Leaving the pictures out, print the lines from the first line of the listing through the line containing "var rightTicks = [-1.5, 2.5, 0.5];", exactly as they read, and no others.

━━━━━━

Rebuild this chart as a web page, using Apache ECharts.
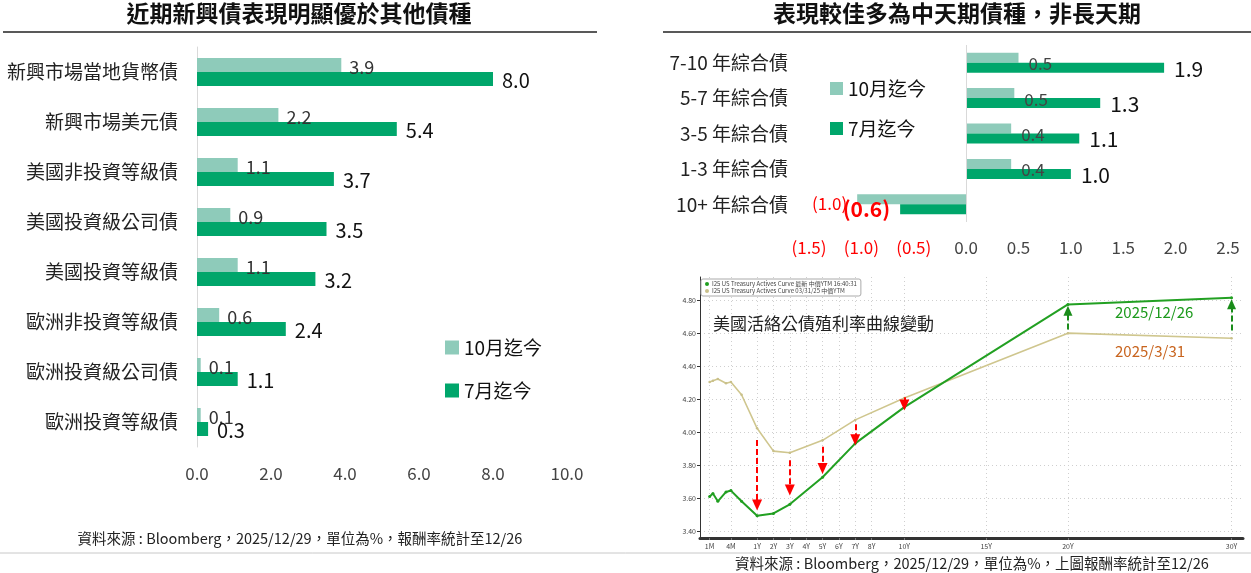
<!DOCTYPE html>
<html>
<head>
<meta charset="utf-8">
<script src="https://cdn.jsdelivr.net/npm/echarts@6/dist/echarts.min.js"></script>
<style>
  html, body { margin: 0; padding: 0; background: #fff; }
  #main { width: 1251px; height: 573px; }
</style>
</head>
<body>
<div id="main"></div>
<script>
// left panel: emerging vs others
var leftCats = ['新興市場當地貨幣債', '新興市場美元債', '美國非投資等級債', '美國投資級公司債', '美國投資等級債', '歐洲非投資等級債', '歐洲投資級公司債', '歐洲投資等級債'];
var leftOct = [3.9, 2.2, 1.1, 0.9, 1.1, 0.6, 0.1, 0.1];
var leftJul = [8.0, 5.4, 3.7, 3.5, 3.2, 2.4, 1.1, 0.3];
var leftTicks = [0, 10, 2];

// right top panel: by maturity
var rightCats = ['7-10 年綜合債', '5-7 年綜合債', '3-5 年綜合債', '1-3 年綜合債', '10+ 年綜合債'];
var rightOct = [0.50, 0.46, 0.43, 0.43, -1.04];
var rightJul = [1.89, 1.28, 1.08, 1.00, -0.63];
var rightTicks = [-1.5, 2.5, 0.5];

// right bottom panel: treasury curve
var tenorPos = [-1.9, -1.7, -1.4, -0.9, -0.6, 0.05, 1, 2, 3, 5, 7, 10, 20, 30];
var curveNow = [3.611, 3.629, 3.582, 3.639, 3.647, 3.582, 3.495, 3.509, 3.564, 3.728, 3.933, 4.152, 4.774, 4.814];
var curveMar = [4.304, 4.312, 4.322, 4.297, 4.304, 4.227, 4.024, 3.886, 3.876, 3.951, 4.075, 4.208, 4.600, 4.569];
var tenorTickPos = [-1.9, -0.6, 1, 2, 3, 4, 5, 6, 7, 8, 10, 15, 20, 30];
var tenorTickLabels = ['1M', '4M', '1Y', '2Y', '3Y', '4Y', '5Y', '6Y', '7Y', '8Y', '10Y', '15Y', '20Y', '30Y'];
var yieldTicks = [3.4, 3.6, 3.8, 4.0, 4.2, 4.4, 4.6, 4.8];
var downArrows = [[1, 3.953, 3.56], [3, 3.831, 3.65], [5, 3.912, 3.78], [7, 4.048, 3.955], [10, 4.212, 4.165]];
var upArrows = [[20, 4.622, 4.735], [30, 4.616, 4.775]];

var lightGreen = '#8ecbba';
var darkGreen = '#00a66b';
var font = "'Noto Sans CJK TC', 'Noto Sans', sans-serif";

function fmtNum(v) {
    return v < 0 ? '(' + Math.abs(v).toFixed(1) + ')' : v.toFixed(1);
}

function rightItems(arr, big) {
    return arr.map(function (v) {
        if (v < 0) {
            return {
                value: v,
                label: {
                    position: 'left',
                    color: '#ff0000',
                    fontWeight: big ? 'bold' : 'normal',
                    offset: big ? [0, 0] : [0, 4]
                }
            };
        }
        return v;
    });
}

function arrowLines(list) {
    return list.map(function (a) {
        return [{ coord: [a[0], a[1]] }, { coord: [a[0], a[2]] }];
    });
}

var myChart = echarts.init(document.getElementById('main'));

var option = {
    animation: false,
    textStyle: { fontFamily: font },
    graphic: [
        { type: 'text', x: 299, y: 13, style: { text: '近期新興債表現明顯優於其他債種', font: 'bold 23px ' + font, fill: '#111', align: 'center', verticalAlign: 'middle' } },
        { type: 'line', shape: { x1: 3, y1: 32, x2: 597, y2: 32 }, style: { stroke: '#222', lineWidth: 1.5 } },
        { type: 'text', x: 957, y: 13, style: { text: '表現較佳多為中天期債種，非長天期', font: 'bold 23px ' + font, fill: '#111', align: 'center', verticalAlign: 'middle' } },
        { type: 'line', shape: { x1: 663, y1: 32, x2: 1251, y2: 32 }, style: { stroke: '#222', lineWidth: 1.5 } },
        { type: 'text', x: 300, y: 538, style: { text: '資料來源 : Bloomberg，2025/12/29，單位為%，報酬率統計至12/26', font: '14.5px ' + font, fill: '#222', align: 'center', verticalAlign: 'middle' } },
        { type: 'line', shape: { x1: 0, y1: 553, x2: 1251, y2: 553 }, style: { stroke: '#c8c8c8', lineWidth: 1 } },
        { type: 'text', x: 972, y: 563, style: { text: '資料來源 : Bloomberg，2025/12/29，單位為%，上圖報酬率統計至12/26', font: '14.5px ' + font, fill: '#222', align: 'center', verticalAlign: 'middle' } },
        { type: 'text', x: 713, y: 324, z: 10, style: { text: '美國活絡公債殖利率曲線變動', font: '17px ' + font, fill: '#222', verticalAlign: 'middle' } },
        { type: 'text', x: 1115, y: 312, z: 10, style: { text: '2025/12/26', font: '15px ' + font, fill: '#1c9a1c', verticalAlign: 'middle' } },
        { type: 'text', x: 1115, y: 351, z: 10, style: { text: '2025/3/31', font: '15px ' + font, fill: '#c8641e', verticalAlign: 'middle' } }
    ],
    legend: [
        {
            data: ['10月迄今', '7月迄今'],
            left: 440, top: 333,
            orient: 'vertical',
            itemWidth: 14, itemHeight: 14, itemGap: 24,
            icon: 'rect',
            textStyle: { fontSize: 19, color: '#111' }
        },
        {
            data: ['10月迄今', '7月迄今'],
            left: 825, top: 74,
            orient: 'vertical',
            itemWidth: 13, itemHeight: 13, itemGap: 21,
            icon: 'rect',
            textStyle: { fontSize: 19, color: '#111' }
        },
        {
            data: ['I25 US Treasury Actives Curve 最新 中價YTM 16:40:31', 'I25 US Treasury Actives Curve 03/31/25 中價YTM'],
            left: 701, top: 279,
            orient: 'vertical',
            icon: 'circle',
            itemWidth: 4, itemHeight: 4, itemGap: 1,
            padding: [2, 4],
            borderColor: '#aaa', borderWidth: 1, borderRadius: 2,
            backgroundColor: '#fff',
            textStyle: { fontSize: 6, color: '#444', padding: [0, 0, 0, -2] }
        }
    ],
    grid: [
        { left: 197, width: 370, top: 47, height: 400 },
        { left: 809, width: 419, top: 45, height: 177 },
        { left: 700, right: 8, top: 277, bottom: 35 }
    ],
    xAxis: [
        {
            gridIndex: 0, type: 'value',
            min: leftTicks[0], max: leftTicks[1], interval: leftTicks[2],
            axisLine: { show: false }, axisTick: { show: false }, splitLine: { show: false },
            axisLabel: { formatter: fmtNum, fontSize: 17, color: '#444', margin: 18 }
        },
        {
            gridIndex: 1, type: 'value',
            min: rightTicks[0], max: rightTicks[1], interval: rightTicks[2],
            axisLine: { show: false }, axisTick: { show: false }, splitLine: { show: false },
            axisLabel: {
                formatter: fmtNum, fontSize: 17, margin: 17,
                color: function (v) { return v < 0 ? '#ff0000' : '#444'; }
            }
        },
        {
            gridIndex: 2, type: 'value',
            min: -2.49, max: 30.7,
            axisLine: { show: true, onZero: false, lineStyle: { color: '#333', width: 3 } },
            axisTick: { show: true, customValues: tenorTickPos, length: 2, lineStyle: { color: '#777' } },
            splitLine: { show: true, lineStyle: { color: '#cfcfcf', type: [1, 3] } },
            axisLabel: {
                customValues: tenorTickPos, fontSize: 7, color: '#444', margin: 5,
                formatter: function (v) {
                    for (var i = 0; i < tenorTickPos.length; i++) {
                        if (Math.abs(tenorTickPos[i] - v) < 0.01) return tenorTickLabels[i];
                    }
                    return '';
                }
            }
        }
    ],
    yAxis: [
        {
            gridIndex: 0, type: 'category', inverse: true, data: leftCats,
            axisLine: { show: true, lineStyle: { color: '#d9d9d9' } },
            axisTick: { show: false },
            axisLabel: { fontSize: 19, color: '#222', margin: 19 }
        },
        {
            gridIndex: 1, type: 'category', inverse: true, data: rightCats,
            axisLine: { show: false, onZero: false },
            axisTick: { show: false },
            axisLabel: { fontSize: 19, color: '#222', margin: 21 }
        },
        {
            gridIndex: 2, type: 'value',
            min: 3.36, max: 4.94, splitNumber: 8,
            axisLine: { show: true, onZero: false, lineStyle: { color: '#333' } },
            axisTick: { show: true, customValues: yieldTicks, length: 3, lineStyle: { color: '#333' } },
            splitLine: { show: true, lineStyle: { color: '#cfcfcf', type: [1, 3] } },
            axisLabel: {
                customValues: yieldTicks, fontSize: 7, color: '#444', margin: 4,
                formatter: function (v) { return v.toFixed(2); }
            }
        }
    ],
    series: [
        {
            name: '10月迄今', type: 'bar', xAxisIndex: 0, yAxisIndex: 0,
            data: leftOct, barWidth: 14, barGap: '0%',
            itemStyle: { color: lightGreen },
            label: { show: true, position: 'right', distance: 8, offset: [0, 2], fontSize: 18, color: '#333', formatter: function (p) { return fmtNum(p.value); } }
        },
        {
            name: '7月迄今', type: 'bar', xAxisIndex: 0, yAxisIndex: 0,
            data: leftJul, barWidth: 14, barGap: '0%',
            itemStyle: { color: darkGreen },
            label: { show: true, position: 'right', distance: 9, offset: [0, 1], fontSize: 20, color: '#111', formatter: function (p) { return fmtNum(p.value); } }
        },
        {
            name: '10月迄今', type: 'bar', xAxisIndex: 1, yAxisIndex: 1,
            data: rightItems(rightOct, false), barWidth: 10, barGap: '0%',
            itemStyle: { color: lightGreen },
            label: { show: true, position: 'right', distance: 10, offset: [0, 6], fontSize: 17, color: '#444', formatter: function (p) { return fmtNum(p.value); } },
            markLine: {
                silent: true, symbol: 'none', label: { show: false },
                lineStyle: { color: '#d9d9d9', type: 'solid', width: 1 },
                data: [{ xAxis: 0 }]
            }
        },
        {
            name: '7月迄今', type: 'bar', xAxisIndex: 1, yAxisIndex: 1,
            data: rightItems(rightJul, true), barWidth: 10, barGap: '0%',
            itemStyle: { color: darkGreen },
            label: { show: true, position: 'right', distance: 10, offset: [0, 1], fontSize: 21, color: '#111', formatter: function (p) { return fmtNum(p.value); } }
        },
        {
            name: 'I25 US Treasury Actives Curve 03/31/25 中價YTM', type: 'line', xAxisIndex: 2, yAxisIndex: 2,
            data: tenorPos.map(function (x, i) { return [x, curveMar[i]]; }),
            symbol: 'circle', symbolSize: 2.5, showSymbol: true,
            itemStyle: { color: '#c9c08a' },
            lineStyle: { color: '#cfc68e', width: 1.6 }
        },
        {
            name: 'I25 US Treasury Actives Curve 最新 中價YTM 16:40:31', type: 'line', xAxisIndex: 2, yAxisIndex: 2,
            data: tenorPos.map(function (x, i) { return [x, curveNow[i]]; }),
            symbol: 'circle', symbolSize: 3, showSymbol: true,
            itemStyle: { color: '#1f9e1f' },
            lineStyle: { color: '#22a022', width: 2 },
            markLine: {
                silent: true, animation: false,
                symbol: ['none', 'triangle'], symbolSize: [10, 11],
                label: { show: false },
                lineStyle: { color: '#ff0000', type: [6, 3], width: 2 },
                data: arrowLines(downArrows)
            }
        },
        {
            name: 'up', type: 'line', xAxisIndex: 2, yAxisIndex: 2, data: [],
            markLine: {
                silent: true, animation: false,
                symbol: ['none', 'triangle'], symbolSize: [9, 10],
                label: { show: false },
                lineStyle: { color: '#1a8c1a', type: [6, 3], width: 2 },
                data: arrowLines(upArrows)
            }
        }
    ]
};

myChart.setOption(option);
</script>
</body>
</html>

━━━━━━

-- REPLY --
Rebuild this chart as a web page, using Apache ECharts.
<!DOCTYPE html>
<html>
<head>
<meta charset="utf-8">
<script src="https://cdn.jsdelivr.net/npm/echarts@6/dist/echarts.min.js"></script>
<style>
  html, body { margin: 0; padding: 0; background: #fff; }
  #main { width: 1251px; height: 573px; }
</style>
</head>
<body>
<div id="main"></div>
<script>
// left panel: emerging vs others
var leftCats = ['新興市場當地貨幣債', '新興市場美元債', '美國非投資等級債', '美國投資級公司債', '美國投資等級債', '歐洲非投資等級債', '歐洲投資級公司債', '歐洲投資等級債'];
var leftOct = [3.9, 2.2, 1.1, 0.9, 1.1, 0.6, 0.1, 0.1];
var leftJul = [8.0, 5.4, 3.7, 3.5, 3.2, 2.4, 1.1, 0.3];
var leftTicks = [0, 10, 2];

// right top panel: by maturity
var rightCats = ['7-10 年綜合債', '5-7 年綜合債', '3-5 年綜合債', '1-3 年綜合債', '10+ 年綜合債'];
var rightOct = [0.50, 0.46, 0.43, 0.43, -1.04];
var rightJul = [1.89, 1.28, 1.08, 1.00, -0.63];
var rightTicks = [-1.5, 2.5, 0.5];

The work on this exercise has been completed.